EXERCISE DESCRIPTION:
Only the lines from the one containing "Write a component" through the one containing "1.62, 0.92, 0.17];" are wanted. Give them again exactly, both ends included.

GIVEN ENTRIES:
*****
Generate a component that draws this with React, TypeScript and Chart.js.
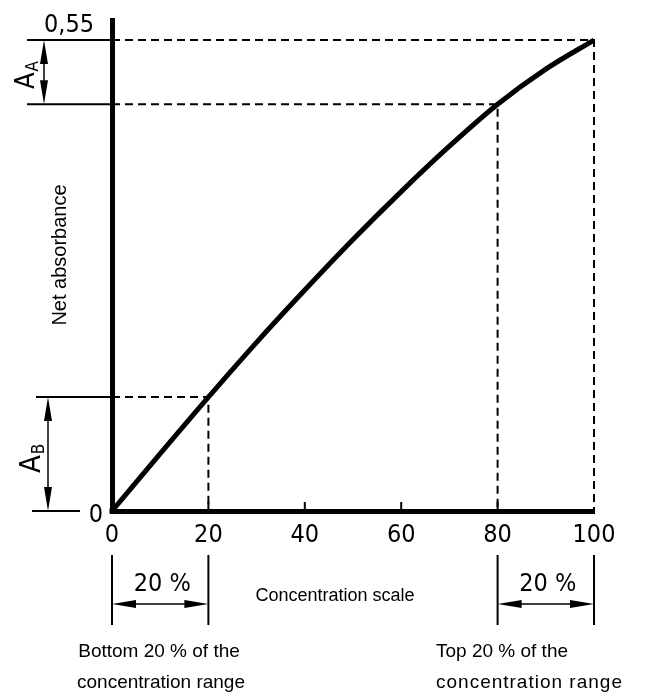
*****
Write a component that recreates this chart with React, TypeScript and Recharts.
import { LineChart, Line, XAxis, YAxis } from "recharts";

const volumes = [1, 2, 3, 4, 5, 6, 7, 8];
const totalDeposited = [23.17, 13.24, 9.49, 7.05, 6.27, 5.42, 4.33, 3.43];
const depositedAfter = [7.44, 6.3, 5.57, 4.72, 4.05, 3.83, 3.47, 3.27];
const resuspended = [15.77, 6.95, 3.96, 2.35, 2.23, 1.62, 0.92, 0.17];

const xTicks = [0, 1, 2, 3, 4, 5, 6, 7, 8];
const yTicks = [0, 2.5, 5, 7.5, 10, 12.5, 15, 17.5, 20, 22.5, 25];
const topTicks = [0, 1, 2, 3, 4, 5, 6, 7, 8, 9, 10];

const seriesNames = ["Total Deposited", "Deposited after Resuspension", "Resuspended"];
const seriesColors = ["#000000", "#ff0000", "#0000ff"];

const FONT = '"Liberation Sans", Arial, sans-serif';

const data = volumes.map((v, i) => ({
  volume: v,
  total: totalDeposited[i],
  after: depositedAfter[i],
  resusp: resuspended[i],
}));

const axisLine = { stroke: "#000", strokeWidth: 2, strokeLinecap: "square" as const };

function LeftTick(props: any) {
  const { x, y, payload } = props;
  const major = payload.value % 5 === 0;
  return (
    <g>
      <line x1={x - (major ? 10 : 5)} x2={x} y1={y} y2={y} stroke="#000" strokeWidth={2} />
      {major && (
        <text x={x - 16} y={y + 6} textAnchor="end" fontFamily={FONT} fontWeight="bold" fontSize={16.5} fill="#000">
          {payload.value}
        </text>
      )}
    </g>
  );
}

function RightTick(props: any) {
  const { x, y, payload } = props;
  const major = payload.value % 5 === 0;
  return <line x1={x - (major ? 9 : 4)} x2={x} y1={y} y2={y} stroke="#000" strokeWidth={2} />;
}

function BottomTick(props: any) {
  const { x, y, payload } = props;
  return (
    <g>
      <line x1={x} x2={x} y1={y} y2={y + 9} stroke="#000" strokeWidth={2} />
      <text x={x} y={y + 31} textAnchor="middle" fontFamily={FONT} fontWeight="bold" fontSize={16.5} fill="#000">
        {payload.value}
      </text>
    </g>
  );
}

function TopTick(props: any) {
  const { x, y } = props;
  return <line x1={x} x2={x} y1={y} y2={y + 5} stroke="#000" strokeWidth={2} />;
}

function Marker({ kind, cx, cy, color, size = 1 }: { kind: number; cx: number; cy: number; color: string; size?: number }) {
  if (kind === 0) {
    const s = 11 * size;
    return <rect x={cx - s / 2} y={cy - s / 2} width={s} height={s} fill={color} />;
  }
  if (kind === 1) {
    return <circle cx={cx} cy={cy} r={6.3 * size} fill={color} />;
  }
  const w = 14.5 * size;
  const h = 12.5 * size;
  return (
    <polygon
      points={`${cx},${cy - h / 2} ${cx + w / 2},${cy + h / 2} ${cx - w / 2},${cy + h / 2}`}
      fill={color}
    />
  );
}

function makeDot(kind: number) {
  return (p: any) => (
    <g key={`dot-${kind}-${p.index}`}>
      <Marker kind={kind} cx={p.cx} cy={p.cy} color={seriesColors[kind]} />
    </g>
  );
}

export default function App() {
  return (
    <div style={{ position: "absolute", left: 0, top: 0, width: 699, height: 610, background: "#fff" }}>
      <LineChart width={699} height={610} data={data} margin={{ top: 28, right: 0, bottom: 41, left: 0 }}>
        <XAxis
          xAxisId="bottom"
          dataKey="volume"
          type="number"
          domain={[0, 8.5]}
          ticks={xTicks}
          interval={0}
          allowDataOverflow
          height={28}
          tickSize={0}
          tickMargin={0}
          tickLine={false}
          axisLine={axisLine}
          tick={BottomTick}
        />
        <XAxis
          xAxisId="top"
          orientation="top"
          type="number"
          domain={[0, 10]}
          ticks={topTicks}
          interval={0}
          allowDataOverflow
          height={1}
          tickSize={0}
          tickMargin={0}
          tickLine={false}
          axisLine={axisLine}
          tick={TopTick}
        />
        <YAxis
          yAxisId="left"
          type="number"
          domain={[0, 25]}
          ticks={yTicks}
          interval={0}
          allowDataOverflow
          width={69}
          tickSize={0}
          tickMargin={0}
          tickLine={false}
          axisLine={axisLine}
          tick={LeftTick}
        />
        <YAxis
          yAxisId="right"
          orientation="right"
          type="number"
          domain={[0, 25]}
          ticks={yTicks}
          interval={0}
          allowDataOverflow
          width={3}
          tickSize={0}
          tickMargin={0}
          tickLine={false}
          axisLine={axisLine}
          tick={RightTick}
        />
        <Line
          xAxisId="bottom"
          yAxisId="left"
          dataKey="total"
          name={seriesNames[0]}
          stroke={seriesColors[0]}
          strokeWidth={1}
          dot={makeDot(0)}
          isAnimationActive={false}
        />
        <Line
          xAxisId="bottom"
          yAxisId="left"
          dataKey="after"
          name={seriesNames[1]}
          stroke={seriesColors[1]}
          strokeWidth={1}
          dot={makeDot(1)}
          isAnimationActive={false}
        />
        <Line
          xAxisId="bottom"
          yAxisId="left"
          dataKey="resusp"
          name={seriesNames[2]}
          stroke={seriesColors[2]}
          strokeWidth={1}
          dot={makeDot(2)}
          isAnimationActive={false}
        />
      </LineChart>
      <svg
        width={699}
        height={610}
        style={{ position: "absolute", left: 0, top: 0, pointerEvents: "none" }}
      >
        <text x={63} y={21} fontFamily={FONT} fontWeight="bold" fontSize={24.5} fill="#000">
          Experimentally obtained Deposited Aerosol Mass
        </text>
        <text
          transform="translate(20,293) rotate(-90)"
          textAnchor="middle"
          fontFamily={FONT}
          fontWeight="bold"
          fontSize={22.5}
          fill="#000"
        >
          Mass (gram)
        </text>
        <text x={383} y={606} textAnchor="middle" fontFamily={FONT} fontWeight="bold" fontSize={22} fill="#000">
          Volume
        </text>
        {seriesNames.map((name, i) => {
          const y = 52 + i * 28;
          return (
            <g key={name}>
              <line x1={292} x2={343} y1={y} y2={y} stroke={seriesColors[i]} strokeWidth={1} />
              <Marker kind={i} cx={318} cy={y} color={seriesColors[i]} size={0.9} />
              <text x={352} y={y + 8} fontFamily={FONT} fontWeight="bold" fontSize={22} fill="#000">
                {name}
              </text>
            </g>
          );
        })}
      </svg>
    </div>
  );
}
*****
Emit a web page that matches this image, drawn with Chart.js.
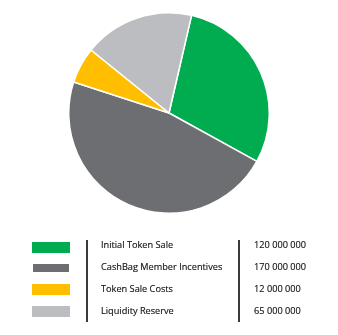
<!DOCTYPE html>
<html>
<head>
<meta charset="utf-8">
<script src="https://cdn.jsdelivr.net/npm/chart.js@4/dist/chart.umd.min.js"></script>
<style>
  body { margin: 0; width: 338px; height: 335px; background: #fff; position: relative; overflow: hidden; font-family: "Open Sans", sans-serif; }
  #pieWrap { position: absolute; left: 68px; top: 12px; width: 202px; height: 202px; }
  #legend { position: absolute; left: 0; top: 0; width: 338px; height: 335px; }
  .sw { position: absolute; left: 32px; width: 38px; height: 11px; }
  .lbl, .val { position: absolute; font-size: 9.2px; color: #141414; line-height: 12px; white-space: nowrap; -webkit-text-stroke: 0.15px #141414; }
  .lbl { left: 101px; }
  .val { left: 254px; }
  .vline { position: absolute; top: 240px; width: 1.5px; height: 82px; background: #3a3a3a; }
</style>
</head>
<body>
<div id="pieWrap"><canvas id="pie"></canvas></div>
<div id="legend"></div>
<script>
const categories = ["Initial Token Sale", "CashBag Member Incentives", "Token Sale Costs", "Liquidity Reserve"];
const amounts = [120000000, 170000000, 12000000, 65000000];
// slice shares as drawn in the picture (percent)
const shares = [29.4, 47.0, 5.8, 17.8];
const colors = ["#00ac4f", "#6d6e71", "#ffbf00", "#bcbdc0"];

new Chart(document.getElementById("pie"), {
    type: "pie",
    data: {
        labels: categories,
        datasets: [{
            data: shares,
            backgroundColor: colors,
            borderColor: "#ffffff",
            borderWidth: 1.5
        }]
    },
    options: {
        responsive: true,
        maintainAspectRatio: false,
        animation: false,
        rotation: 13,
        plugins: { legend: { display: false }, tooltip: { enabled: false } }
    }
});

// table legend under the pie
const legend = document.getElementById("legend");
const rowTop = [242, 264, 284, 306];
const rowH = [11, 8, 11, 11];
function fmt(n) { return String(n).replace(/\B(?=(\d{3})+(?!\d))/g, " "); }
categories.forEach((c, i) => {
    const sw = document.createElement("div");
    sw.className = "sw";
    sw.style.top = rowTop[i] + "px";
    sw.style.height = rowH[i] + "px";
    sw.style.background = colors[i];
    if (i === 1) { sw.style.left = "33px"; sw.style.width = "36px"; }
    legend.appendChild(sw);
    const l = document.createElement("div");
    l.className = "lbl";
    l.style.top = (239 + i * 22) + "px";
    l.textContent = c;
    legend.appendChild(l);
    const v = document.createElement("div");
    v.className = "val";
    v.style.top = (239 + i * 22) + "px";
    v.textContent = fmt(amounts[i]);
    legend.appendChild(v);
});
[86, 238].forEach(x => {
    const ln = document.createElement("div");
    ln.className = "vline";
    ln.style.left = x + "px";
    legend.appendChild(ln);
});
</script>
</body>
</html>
*****
TASK OUTPUT:
Write a component that recreates this chart with React, TypeScript and Recharts.
import { LineChart, Line, XAxis, YAxis } from "recharts";

const volumes = [1, 2, 3, 4, 5, 6, 7, 8];
const totalDeposited = [23.17, 13.24, 9.49, 7.05, 6.27, 5.42, 4.33, 3.43];
const depositedAfter = [7.44, 6.3, 5.57, 4.72, 4.05, 3.83, 3.47, 3.27];
const resuspended = [15.77, 6.95, 3.96, 2.35, 2.23, 1.62, 0.92, 0.17];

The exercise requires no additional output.